It’s never easy to be the new kid. Unfamiliar faces, an unexplored campus, and seemingly strange dynamics all await your child on day one, and they know it. Imagine your child skipping happily into a new classroom, making ten friends, and having someone to sit next to at lunch. Got that out of your system? Ok, good. Now let’s get real. Here are some tips to make the transition to a new school less anxious, less stressful, and more enjoyable:
- Open communication – Let your child know why you chose the school. Was it the Mandarin program? Spanish immersion? Strong STEM focus? A belief in art and open play? You aren’t trying to ruin their life, but make it better. If it wasn’t a choice, or simply because of a move, tell them that too. Your transparency will help them.

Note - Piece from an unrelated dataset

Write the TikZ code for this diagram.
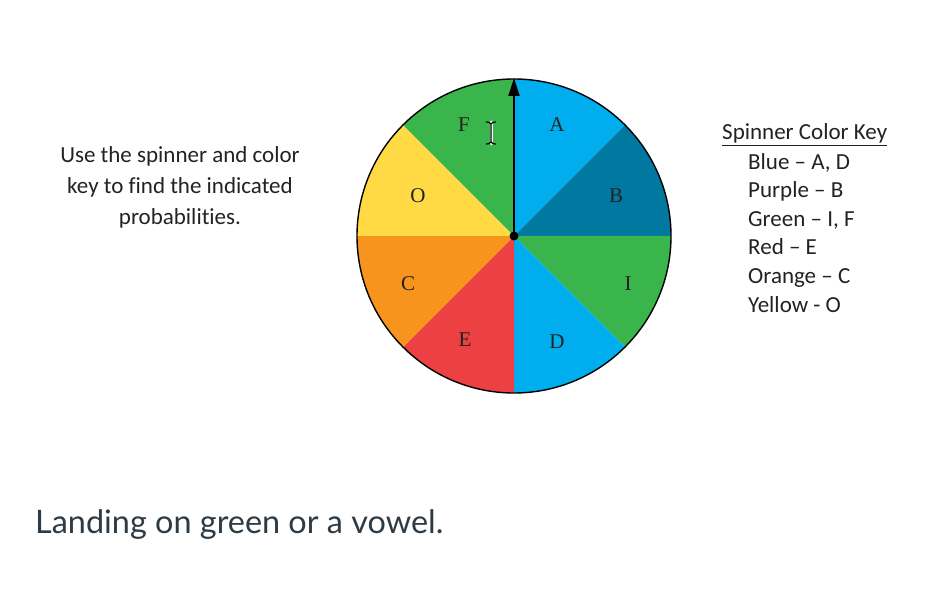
\documentclass[tikz,border=0pt]{standalone}
\usepackage{fontspec}
\setmainfont{Carlito}[Ligatures={NoCommon}]
\newfontfamily\latofont{Lato}
\newfontfamily\letrafont{Liberation Serif}
\usetikzlibrary{arrows.meta}

\definecolor{azul}{RGB}{0,174,239}
\definecolor{morado}{RGB}{0,120,160}
\definecolor{verde}{RGB}{58,181,75}
\definecolor{amarillo}{RGB}{255,218,68}
\definecolor{naranja}{RGB}{247,148,30}
\definecolor{rojo}{RGB}{236,64,66}
\definecolor{tinta}{RGB}{34,34,34}
\definecolor{pizarra}{RGB}{45,59,69}

\begin{document}
\begin{tikzpicture}[x=1pt, y=1pt,
    letra/.style={font=\letrafont\fontsize{21}{21}\selectfont, text=tinta},
    clave/.style={anchor=base west, inner sep=0pt, text=tinta, font=\fontsize{23}{23}\selectfont}]
    \useasboundingbox (0,0) rectangle (932,600);

    % Centro de la ruleta
    \coordinate (centro) at (514,364);

    % Sectores de la ruleta
    \fill[azul] (centro) -- ++(45:157) arc[start angle=45, end angle=90, radius=157] -- cycle;
    \fill[morado] (centro) -- ++(0:157) arc[start angle=0, end angle=45, radius=157] -- cycle;
    \fill[verde] (centro) -- ++(-45:157) arc[start angle=-45, end angle=0, radius=157] -- cycle;
    \fill[azul] (centro) -- ++(-90:157) arc[start angle=-90, end angle=-45, radius=157] -- cycle;
    \fill[rojo] (centro) -- ++(225:157) arc[start angle=225, end angle=270, radius=157] -- cycle;
    \fill[naranja] (centro) -- ++(180:157) arc[start angle=180, end angle=225, radius=157] -- cycle;
    \fill[amarillo] (centro) -- ++(135:157) arc[start angle=135, end angle=180, radius=157] -- cycle;
    \fill[verde] (centro) -- ++(90:157) arc[start angle=90, end angle=135, radius=157] -- cycle;

    % Borde de la ruleta
    \draw[line width=1.4pt] (centro) circle (157);

    % Letras de los sectores
    \node[letra] (A) at (557,475) {A};
    \node[letra] (B) at (616,404) {B};
    \node[letra] (I) at (628,316) {I};
    \node[letra] (D) at (557,258) {D};
    \node[letra] (E) at (465,260) {E};
    \node[letra] (C) at (408,316) {C};
    \node[letra] (O) at (418,404) {O};
    \node[letra] (F) at (464,475) {F};

    % Aguja
    \node[circle, fill=black, inner sep=0pt, minimum size=9pt] (eje) at (centro) {};
    \coordinate (punta) at (514,522);
    \draw[line width=1.8pt, -{Triangle[length=18pt, width=11pt]}] (eje.center) -- (punta);

    % Cursor de texto
    \draw[white, line width=3pt, line cap=round] (491,456) -- (491,478);
    \draw[black, line width=1.2pt] (491,457) -- (491,477)
        (486,478) .. controls (489,478) .. (491,476) .. controls (493,478) .. (496,478)
        (486,456) .. controls (489,456) .. (491,458) .. controls (493,456) .. (496,456);

    % Instrucciones
    \node[align=center, text=tinta, font=\fontsize{23}{31}\selectfont] (instruccion) at (180,413)
        {Use the spinner and color\\ key to find the indicated\\ probabilities.};

    % Clave de colores
    \node[clave] (titulo) at (722,460) {\underline{Spinner Color Key}};
    \node[clave] (azules) at (748,430.5) {Blue -- A, D};
    \node[clave] (morados) at (748,402) {Purple -- B};
    \node[clave] (verdes) at (748,373.5) {Green -- I, F};
    \node[clave] (rojos) at (748,345) {Red -- E};
    \node[clave] (naranjas) at (748,316) {Orange -- C};
    \node[clave] (amarillos) at (748,287.5) {Yellow - O};

    % Pregunta
    \node[anchor=west, inner sep=0pt, text=pizarra, font=\latofont\fontsize{32.4}{32.4}\selectfont] (pregunta) at (35,75)
        {Landing on green or a vowel.};

  \end{tikzpicture}
\end{document}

- Welcome their emotions, no matter what they are – Ask open ended questions. Let them say exactly how they feel, and only LISTEN. Now is not the time to make arguments, provide examples for why their feelings are wrong, or recite platitudes. After you’ve listened, tell them you understand and their feelings are valid. Like adults, sometimes children want only to be heard.
- Lead by example – Introduce yourself to the mother’s of your child’s classmates. Get involved. Make connections. You don’t have to become PTO president, but letting your child watch you step out of your comfort zone shows them everything will be okay for them too.
- Make it exciting – Back-to-school shopping can be an event. Supplies, the first-day outfit, new shoes. Make a day of it, and end with a special trip to get their favorite treat.
- Scope out the school beforehand – If your child is experiencing a lot of anxiety, visit the school before the first day. Walk around, show him or her their classroom door, peek at the lunchroom. If this is a school where your child will be switching classes during the day, a run-through of their class schedule and walking the route may alleviate the stress of figuring it out on day one.
Transitioning to a new school can be frightening, but it’s also an opportunity for new friendships, growth, and learning. It’s natural to be anxious for your child, but keep your emotions in check. They’ll pick up on your apprehension. Smile, be upbeat, and encourage your child to do the same.